Photo of gold region mapPlanning for growth in the Sacramento region is not a new idea. There was a time when Sutter’s Fort sat virtually alone on a knoll amid fields and grazing lands. Today, the view from the Fort is much different.

Growth, however, was always the area’s destiny. As early as the late 1840s, ambitious plans with a grid filled by streets were drawn for Sutterville, but the eventual founding of the City of Sacramento usurped Sutter’s development plans.

In 1855, when Sacramento was a metropolitan center of 15,000, one of the area’s first great transportation initiatives was completed. The Sacramento Valley Railroad, developed by Col. Charles Wilson and a young engineer named Theodore Judah (who later led engineering on the plan to build a railroad across the Sierra), sent its first locomotive on the 22-mile trek to Folsom.

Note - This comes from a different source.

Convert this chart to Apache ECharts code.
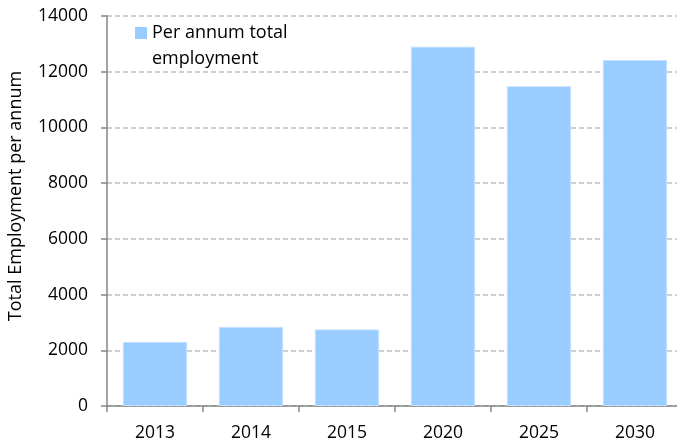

The SVRR’s vice president was another young man, William Tecumsah Sherman, who in 1848 had helped plan the City of Sacramento but is far more famed as a Civil War general.

While the Gold Rush brought the most famous influx of new residents to the area and instantly created burgeoning new towns, it may have been the Golden Spike that had the greatest long-term effect. When the Union Pacific and Central Pacific railways were connected at Promontory Point, Utah, on May 10, 1869, the new transcontinental railroad which terminated in Sacramento opened the door for the first time to thousands of Easterners who could now traverse the Sierra Nevada in relative comfort.

Later, railroad companies would offer bargain basement fares to bring Americans west—often to encourage people to settle on land owned and developed by the railroads. Railroads also opened the East to California and the West, meaning that agricultural products that supported the local economy could now be shipped to new markets.

Just as today, Sacramento has built a reputation for innovation in planning. In the 1920s, John Nolen, who would later be called “The Father of American City Planning,” was hired to shape the growing city. His designs for the City of Sacramento are important factors in the shape it has retained to this day.

The construction of Highway 50 to replace Folsom Boulevard and Interstate 80 to supplant Auburn Boulevard as the primary eastern thoroughfares had much the same effect as the opening in 1940 of the West’s first freeway, the Arroyo Seco Parkway (now the Pasadena Freeway), in Los Angeles. The automobile now made it possible live in outlying cities and in developments—dubbed “suburbs”—that were too far away for people who worked in the urban area.

More and more, individual towns were becoming part of a larger overall region with shared interests and economies. Although some enclaves are now just memories on the map, cities and communities still strive to maintain their own identities and destinies. Today, however, local governments realize that the planning decisions they and others make will have effects throughout the region and that their futures are indelibly linked.

The Blueprint Project, designed to guide the region’s growth through 2050, is the next step in the region’s history of planning ahead to maintain the best possible quality of life. The challenges of meeting the needs of the region’s rapidly growing population—driven in part by past planning efforts designed to make the region an attractive place to live and do business—are large but hardly unprecedented. A process that began in the middle of the 19th century will undoubtedly continue in the middle of the 21st when the success of the Blueprint Project is reviewed and new strategies are employed to carry the region through the end of the century.